Klute (1971)

Reid, 24. December 2007, 13:44

Dir. Alan Pakula
Starring: Jane Fonda (Bree Daniels), Donald Sutherland (John Klute), etc.

I think many idiots would find this entertaing on some level; some of you may really like certain aspects (more later).

The film is about a detective, John Klute (Sutherland) looking for a close friend who has been missing. The big lead he has is a call girl, Bree Daniels (Jane Fonda) who may have known this missing person, a surprise to many since the man seemed happily married. Along the way, we see the seedy underworld of drugs and prostitutes. Is the friend alive? Was there foul play? What was Bree Daniels’ connection to all of this? Watch the film and you’ll find out.

The film is an OK thriller, but it’s a really a character study of Bree Daniels–revealed through a relationship with Klute. (”Bree” would have been a more accurate title of the film.) Many criitics highly regarded her performance, and this is what some of you may really get into.

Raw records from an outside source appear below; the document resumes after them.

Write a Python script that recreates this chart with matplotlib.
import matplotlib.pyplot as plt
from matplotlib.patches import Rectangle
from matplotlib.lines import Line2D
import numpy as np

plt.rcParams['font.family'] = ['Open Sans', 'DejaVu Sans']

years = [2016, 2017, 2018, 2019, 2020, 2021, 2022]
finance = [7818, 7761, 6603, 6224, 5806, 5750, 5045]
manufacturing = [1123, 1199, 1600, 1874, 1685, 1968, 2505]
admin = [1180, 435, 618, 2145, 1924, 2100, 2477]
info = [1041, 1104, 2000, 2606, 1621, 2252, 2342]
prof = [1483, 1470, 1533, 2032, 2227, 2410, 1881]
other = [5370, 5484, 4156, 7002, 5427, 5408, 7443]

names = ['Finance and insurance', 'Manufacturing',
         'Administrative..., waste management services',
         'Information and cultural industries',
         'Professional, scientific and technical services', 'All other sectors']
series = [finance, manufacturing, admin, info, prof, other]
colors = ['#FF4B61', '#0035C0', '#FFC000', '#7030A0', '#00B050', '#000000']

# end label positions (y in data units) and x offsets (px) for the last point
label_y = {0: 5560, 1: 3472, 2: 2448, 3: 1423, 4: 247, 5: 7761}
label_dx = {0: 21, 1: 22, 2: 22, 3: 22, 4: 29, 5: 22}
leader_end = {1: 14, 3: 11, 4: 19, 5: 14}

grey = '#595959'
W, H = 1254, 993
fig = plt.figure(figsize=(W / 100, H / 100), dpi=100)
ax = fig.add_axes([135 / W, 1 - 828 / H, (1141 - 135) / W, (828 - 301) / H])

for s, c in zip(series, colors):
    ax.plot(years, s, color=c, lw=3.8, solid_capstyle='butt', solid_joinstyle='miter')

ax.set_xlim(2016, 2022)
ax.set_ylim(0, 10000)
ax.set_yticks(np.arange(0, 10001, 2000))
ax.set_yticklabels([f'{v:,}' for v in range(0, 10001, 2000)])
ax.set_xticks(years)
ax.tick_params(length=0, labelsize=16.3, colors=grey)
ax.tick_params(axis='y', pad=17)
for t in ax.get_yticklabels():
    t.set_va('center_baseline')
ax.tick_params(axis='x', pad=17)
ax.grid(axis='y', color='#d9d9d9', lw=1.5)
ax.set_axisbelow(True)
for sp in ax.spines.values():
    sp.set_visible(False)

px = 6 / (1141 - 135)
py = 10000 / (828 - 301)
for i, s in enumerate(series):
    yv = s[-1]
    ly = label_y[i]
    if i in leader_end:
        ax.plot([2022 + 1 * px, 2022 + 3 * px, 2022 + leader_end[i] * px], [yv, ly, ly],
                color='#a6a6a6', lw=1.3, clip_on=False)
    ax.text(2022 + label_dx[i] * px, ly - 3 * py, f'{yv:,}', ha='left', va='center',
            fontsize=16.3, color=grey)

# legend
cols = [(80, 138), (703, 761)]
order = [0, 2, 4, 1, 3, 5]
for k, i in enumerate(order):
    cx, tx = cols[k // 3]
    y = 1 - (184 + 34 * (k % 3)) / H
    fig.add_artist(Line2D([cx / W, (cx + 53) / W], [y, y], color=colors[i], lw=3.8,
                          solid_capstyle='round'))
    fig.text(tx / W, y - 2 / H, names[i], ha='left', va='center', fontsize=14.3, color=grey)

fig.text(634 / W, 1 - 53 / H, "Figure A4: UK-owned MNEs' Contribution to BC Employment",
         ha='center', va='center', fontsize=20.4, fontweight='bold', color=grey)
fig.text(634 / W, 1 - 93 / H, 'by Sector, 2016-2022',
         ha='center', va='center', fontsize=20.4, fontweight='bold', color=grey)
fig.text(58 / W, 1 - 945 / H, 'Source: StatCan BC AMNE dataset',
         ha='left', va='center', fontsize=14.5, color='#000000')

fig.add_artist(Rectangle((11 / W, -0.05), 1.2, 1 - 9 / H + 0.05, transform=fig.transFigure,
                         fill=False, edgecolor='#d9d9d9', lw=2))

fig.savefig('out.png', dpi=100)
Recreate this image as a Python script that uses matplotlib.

So what did I think of Fonda’s Oscar winning performance? I thought her performance was OK. What took away from it, imo, was that I noticed her acting. The specific scenes are thinking of are the ones where she’s with her psychiarist. Maybe this was partly due to the writing: the dialogue was filled with 70’s slang, that seemed corny and even false (I just had a hard time believing real people actually spoke that way) and the notion of exploring a call girl and the transformation from being emotionally detached to falling in love seemed a bit contrived.

I also didn’t care much for Charles Cioffi as the villian. He just didn’t seem menacing enough. My dissatisfcation may also stem from the climactic scene–where Cioffi’s character confronts Fonda’s and Sutherland comes in to save the day. I felt indifferent to what was going on.

Having said all that, my criticisms above didn’t take too much away from watching the film with interest, specifically the watching the evolution of Bree Daniels and her relationship with Klute. I also thought the filmmakers didn’t good job creating suspense and mystery. From the git-go, we learn about this missing man, and I wanted to know what happened to him. The use of shadows and camera angles–creating a sense that someone is watching Bree–was effective. For the most part I found the development of the relationship between Bree and Klute, starting off with the characters at arm’s length and slowing evolving into an emotional relationship, interesting to watch. Klute is a straight-laced (Bree refers to him as “square” at one point) detective, while Bree is not. There are some false steps, or at least steps that aren’t entirely convincing, but not so much to competely ruin my interest.